Dataset excerpt:
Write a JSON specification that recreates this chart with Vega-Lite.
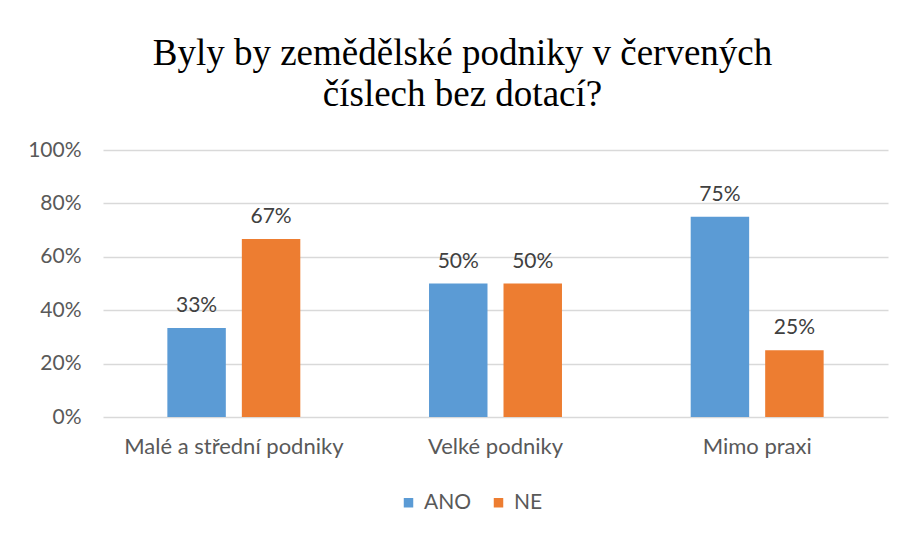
{
  "$schema": "https://vega.github.io/schema/vega-lite/v6.json",
  "width": 785,
  "height": 267,
  "autosize": {"type": "none"},
  "padding": {"left": 103, "top": 150, "right": 16, "bottom": 117},
  "background": "white",
  "title": {
    "text": ["Byly by zemědělské podniky v červených", "číslech bez dotací?"],
    "font": "Liberation Serif",
    "fontSize": 37,
    "fontWeight": "normal",
    "color": "#000000",
    "anchor": "middle",
    "dx": -33,
    "offset": 25,
    "lineHeight": 41
  },
  "data": {
    "values": [
      {"kategorie": "Malé a střední podniky", "odpoved": "ANO", "podil": 0.333},
      {"kategorie": "Malé a střední podniky", "odpoved": "NE", "podil": 0.667},
      {"kategorie": "Velké podniky", "odpoved": "ANO", "podil": 0.5},
      {"kategorie": "Velké podniky", "odpoved": "NE", "podil": 0.5},
      {"kategorie": "Mimo praxi", "odpoved": "ANO", "podil": 0.75},
      {"kategorie": "Mimo praxi", "odpoved": "NE", "podil": 0.25}
    ]
  },
  "encoding": {
    "x": {
      "field": "kategorie",
      "type": "nominal",
      "sort": null,
      "scale": {"paddingInner": 0, "paddingOuter": 0},
      "axis": {
        "title": null,
        "labelAngle": 0,
        "labelFont": "Lato",
        "labelFontSize": 22,
        "labelColor": "#595959",
        "labelPadding": 19,
        "labelLimit": 0,
        "domain": false,
        "ticks": false
      }
    },
    "xOffset": {
      "field": "odpoved",
      "type": "nominal",
      "scale": {"paddingInner": 0.215, "paddingOuter": 0.864}
    },
    "y": {
      "field": "podil",
      "type": "quantitative",
      "scale": {"domain": [0, 1]},
      "axis": {
        "title": null,
        "format": ".0%",
        "values": [0, 0.2, 0.4, 0.6, 0.8, 1],
        "labelOverlap": false,
        "labelFont": "Lato",
        "labelFontSize": 21,
        "labelColor": "#595959",
        "labelPadding": 22,
        "domain": false,
        "ticks": false,
        "gridColor": "#D9D9D9",
        "gridWidth": 1.3
      }
    }
  },
  "layer": [
    {
      "mark": {"type": "bar"},
      "encoding": {
        "color": {
          "field": "odpoved",
          "type": "nominal",
          "scale": {"domain": ["ANO", "NE"], "range": ["#5B9BD5", "#ED7D31"]},
          "legend": {
            "title": null,
            "orient": "none",
            "direction": "horizontal",
            "legendX": 295,
            "legendY": 342,
            "symbolType": "square",
            "symbolSize": 90,
            "symbolStrokeWidth": 0,
            "labelFont": "Lato",
            "labelFontSize": 21,
            "labelColor": "#595959",
            "labelOffset": 5,
            "columnPadding": 16
          }
        }
      }
    },
    {
      "mark": {"type": "text", "baseline": "alphabetic", "dy": -16, "font": "Lato", "fontSize": 21, "color": "#404040"},
      "encoding": {
        "text": {"field": "podil", "type": "quantitative", "format": ".0%"}
      }
    }
  ],
  "config": {
    "view": {"stroke": null}
  }
}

Task to carry out: All the lines above are to be given again exactly as they read, with the pictures removed.

Result:
Write a JSON specification that recreates this chart with Vega-Lite.
{
  "$schema": "https://vega.github.io/schema/vega-lite/v6.json",
  "width": 785,
  "height": 267,
  "autosize": {"type": "none"},
  "padding": {"left": 103, "top": 150, "right": 16, "bottom": 117},
  "background": "white",
  "title": {
    "text": ["Byly by zemědělské podniky v červených", "číslech bez dotací?"],
    "font": "Liberation Serif",
    "fontSize": 37,
    "fontWeight": "normal",
    "color": "#000000",
    "anchor": "middle",
    "dx": -33,
    "offset": 25,
    "lineHeight": 41
  },
  "data": {
    "values": [
      {"kategorie": "Malé a střední podniky", "odpoved": "ANO", "podil": 0.333},
      {"kategorie": "Malé a střední podniky", "odpoved": "NE", "podil": 0.667},
      {"kategorie": "Velké podniky", "odpoved": "ANO", "podil": 0.5},
      {"kategorie": "Velké podniky", "odpoved": "NE", "podil": 0.5},
      {"kategorie": "Mimo praxi", "odpoved": "ANO", "podil": 0.75},
      {"kategorie": "Mimo praxi", "odpoved": "NE", "podil": 0.25}
    ]
  },
  "encoding": {
    "x": {
      "field": "kategorie",
      "type": "nominal",
      "sort": null,
      "scale": {"paddingInner": 0, "paddingOuter": 0},
      "axis": {
        "title": null,
        "labelAngle": 0,
        "labelFont": "Lato",
        "labelFontSize": 22,
        "labelColor": "#595959",
        "labelPadding": 19,
        "labelLimit": 0,
        "domain": false,
        "ticks": false
      }
    },
    "xOffset": {
      "field": "odpoved",
      "type": "nominal",
      "scale": {"paddingInner": 0.215, "paddingOuter": 0.864}
    },
    "y": {
      "field": "podil",
      "type": "quantitative",
      "scale": {"domain": [0, 1]},
      "axis": {
        "title": null,
        "format": ".0%",
        "values": [0, 0.2, 0.4, 0.6, 0.8, 1],
        "labelOverlap": false,
        "labelFont": "Lato",
        "labelFontSize": 21,
        "labelColor": "#595959",
        "labelPadding": 22,
        "domain": false,
        "ticks": false,
        "gridColor": "#D9D9D9",
        "gridWidth": 1.3
      }
    }
  },
  "layer": [
    {
      "mark": {"type": "bar"},
      "encoding": {
        "color": {
          "field": "odpoved",
          "type": "nominal",
          "scale": {"domain": ["ANO", "NE"], "range": ["#5B9BD5", "#ED7D31"]},
          "legend": {
            "title": null,
            "orient": "none",
            "direction": "horizontal",
            "legendX": 295,
            "legendY": 342,
            "symbolType": "square",
            "symbolSize": 90,
            "symbolStrokeWidth": 0,
            "labelFont": "Lato",
            "labelFontSize": 21,
            "labelColor": "#595959",
            "labelOffset": 5,
            "columnPadding": 16
          }
        }
      }
    },
    {
      "mark": {"type": "text", "baseline": "alphabetic", "dy": -16, "font": "Lato", "fontSize": 21, "color": "#404040"},
      "encoding": {
        "text": {"field": "podil", "type": "quantitative", "format": ".0%"}
      }
    }
  ],
  "config": {
    "view": {"stroke": null}
  }
}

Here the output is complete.